- [WRITTEN PROBLEM]: Write the lines out again, from the top of the material to the line containing "fig = plt.figure(figsize=(W", pictures excluded.

- [INFORMATION SUPPLIED]:
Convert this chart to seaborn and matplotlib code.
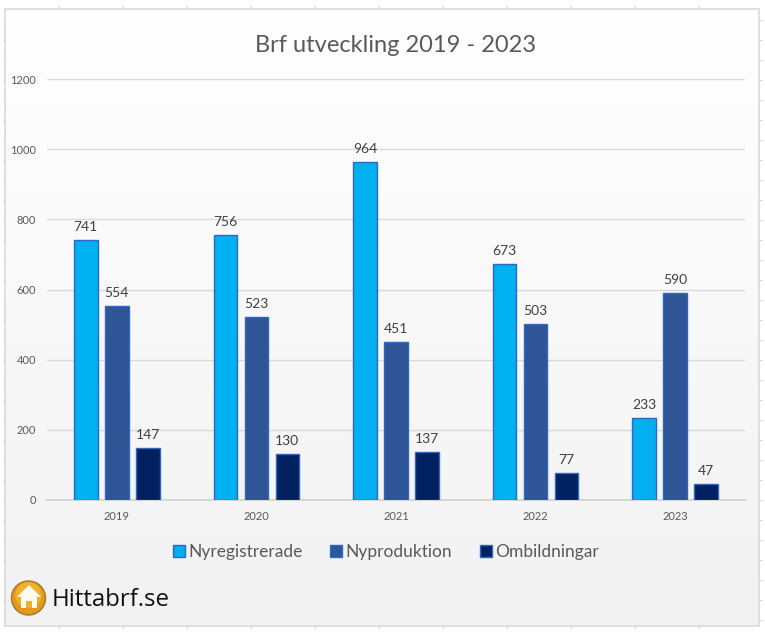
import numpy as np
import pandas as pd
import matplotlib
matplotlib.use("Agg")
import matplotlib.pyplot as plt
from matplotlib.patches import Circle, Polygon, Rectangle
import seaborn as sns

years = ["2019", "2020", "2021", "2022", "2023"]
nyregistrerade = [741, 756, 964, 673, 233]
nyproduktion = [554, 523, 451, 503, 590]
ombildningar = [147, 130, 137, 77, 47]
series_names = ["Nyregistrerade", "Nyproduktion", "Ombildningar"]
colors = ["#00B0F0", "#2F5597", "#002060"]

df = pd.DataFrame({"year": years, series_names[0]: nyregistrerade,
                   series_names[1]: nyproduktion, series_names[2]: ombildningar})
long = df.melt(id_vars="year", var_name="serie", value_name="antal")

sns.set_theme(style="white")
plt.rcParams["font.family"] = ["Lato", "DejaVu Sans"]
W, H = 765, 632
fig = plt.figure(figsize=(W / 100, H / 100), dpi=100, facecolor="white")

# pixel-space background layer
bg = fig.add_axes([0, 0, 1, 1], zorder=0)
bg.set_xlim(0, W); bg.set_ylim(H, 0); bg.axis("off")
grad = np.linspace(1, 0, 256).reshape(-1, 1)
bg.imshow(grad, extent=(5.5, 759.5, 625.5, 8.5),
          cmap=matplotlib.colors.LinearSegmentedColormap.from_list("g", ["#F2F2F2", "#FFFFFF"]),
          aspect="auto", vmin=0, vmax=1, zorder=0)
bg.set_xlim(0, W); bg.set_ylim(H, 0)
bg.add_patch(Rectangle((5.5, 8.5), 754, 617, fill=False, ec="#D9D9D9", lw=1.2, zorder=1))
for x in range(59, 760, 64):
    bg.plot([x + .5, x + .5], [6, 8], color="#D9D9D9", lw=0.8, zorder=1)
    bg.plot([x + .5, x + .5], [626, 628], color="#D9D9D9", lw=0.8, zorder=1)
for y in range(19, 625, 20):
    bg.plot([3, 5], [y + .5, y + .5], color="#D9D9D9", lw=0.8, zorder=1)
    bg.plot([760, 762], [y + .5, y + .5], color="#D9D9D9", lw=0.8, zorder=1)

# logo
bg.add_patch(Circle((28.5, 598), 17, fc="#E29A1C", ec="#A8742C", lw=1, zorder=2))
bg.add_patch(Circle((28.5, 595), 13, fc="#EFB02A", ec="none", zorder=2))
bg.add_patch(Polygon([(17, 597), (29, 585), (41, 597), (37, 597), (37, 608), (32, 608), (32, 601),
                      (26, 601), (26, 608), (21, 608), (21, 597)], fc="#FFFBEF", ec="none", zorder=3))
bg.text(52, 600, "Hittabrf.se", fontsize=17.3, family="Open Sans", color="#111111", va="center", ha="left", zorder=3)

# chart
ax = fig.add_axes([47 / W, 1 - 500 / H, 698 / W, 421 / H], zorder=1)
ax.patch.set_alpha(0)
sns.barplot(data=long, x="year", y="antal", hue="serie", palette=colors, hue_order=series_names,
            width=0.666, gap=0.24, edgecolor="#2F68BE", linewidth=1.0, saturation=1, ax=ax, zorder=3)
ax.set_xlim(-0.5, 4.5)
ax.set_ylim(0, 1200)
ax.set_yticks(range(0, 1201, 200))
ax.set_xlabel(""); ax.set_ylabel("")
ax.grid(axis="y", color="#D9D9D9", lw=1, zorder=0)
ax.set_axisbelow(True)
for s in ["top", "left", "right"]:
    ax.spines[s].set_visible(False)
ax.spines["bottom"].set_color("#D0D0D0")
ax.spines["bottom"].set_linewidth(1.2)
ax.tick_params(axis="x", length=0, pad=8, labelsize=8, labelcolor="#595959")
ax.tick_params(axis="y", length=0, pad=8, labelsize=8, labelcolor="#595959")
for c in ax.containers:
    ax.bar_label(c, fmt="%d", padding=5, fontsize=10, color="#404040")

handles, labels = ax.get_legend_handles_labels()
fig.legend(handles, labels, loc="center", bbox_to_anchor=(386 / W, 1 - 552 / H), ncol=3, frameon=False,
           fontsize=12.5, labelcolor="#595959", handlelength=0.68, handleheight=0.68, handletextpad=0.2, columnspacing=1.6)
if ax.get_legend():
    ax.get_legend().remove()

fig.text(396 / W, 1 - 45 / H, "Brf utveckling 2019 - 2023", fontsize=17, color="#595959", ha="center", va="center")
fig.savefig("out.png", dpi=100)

- [EXERCISE ANSWER]:
Convert this chart to seaborn and matplotlib code.
import numpy as np
import pandas as pd
import matplotlib
matplotlib.use("Agg")
import matplotlib.pyplot as plt
from matplotlib.patches import Circle, Polygon, Rectangle
import seaborn as sns

years = ["2019", "2020", "2021", "2022", "2023"]
nyregistrerade = [741, 756, 964, 673, 233]
nyproduktion = [554, 523, 451, 503, 590]
ombildningar = [147, 130, 137, 77, 47]
series_names = ["Nyregistrerade", "Nyproduktion", "Ombildningar"]
colors = ["#00B0F0", "#2F5597", "#002060"]

df = pd.DataFrame({"year": years, series_names[0]: nyregistrerade,
                   series_names[1]: nyproduktion, series_names[2]: ombildningar})
long = df.melt(id_vars="year", var_name="serie", value_name="antal")

sns.set_theme(style="white")
plt.rcParams["font.family"] = ["Lato", "DejaVu Sans"]
W, H = 765, 632
fig = plt.figure(figsize=(W / 100, H / 100), dpi=100, facecolor="white")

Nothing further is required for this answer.